First: let's not forget that SRFI-52 most explicitly does _not_
require _any_ degree of Unicode support from implementations.  The
_only_ thing it does is to tweak the language spec in some minor ways
that are needed so that the R6RS doesn't _preclude_ a conforming
implementation from supporting Unicode.   Much of the discussion that
has taken place during my absense is not really focused on SRFI-52
issues -- but on issues raised in the "preview proto-SRFIs" that I've
published at the same time.

(It's _fine_ (good even) to host that discussion here.  Very
appropriate.  But let's not conflate the proposals of those other
proto-SRFIs with the very conservative content of (real-)SRFI-52.)

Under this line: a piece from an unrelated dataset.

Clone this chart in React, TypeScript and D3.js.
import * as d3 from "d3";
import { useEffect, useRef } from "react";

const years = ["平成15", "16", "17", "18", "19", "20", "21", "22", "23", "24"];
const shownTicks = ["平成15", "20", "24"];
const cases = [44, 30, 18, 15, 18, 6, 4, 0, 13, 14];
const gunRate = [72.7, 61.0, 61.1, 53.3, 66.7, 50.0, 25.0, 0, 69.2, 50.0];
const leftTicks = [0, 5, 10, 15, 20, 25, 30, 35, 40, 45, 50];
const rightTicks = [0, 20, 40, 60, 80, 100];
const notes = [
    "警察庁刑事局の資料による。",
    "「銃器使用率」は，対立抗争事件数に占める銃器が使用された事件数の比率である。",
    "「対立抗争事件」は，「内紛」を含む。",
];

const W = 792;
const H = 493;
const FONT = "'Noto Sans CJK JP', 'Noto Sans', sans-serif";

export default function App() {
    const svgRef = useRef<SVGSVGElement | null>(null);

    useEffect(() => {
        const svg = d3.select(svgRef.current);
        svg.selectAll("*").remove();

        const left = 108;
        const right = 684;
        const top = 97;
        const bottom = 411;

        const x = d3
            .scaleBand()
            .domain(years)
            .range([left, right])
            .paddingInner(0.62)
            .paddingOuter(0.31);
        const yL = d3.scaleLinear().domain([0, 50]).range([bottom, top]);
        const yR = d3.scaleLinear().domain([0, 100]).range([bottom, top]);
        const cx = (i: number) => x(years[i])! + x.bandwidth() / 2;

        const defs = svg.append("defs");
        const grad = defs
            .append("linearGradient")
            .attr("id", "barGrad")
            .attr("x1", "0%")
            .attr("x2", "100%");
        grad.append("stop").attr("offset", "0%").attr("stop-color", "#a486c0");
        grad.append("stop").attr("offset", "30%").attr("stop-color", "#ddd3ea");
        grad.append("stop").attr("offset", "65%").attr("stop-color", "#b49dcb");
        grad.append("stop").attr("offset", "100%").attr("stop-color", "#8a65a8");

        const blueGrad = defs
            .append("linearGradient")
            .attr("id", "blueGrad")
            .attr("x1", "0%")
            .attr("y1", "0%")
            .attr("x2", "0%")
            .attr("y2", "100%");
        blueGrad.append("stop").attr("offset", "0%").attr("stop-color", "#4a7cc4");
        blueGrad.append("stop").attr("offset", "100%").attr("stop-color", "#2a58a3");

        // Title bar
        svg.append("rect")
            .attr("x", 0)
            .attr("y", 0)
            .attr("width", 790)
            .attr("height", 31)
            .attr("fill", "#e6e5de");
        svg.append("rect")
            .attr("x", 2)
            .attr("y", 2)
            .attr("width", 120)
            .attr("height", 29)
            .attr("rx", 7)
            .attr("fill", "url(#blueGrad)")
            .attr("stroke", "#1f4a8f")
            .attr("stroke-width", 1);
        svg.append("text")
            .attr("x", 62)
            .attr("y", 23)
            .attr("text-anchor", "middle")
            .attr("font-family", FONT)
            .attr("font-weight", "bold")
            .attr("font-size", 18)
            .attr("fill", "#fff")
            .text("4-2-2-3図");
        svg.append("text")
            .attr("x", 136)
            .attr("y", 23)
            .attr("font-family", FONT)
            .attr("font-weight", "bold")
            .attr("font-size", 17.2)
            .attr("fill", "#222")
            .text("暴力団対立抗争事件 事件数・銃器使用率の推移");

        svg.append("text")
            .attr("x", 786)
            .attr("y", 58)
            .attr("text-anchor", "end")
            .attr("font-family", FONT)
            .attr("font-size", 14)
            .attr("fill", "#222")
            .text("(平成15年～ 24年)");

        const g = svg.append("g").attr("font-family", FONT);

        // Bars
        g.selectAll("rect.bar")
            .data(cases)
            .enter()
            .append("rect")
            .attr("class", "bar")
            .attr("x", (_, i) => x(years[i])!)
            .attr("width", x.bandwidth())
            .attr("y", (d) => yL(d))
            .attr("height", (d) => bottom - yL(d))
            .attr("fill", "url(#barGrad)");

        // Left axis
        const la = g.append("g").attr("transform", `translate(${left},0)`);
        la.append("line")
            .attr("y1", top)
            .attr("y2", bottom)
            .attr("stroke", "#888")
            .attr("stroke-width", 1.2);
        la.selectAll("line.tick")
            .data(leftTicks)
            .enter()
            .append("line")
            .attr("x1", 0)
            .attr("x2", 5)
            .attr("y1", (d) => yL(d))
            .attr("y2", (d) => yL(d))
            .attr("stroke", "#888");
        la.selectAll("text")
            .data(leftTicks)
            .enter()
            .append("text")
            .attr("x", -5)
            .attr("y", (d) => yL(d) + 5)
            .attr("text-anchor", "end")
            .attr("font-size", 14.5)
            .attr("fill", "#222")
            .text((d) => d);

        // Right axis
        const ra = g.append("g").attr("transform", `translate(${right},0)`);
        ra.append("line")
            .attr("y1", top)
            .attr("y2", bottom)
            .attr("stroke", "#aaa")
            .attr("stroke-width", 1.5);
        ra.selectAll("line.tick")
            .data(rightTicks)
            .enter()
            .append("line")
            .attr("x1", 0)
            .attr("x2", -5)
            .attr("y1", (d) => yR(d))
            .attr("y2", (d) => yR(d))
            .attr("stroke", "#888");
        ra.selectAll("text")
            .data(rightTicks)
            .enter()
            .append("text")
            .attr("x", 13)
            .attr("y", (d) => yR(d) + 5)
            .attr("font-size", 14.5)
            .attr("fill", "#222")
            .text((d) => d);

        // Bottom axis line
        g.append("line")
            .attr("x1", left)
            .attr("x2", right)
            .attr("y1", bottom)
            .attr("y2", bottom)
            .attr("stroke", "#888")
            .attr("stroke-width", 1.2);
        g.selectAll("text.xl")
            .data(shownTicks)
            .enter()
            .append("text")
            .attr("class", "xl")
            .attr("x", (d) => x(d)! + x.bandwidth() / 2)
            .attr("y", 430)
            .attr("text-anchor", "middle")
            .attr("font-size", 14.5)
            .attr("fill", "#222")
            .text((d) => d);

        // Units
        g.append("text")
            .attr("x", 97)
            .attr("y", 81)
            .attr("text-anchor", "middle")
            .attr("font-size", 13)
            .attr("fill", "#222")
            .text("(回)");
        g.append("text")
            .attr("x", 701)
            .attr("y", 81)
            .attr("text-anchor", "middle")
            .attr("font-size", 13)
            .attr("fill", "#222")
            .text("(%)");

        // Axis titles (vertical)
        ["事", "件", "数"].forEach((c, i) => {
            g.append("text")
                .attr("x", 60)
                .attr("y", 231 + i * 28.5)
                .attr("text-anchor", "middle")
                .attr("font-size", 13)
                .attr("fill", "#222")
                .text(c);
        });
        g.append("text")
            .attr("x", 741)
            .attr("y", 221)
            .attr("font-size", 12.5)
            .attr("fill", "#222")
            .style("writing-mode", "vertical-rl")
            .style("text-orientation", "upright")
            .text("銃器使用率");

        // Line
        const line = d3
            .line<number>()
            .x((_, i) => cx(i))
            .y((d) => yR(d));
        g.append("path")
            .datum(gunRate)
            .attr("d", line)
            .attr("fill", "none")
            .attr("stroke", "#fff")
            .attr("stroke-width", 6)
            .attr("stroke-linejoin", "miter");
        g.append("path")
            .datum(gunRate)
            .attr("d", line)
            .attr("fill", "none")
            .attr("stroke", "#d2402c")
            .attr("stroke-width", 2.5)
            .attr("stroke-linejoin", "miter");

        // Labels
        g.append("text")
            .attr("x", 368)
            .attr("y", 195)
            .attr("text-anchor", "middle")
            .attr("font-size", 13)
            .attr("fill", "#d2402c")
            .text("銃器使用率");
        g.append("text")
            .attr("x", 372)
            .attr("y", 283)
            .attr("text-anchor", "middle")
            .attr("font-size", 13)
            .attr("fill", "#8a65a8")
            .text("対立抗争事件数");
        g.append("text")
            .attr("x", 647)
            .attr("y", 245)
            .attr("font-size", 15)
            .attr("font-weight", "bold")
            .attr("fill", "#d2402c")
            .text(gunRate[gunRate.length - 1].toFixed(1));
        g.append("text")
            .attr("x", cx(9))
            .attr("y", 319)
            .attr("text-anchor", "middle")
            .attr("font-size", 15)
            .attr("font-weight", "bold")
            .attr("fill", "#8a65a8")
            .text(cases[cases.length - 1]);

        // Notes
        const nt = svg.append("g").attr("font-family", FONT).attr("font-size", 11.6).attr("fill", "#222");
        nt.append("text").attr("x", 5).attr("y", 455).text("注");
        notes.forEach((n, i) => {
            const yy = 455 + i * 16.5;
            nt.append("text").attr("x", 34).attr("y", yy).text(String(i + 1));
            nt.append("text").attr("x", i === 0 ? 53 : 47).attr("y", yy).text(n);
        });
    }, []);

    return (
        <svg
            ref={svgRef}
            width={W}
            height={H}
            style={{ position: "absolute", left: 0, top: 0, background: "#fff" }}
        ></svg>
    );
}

Second: it's just not realistic to punt the complexities of Unicode by
saying that Scheme code needs to pass through a canonicalizing filter.
There's the question of READ and it's correlates -- consideration of
source code only is not sufficient.  S-expressions have to grow up to
be a real exchange format or else Scheme (and lisp generally) sucks.

Third -- the project here:  R6RS is not going to be "Unicode Scheme",
in my opinion.   Nor should any R^NRS for any value of N.  There ought
to be a "Unicode Scheme Standard" -- to facilitate both data and code
exchange -- but it should be layered.   Human language is not
essential to computing: not a topic for R^NRS, ever.

(A small subset of ASCII, on the other hand, is "of the essence" :-)

-t

p.s.: it is naive to believe that the Unicode community is suffering
for the lack of canonicalization filters.   At the same time, it is a
healthy example of "philology recapitulates..." that we've arrived at
wondering if and how we want one in this context.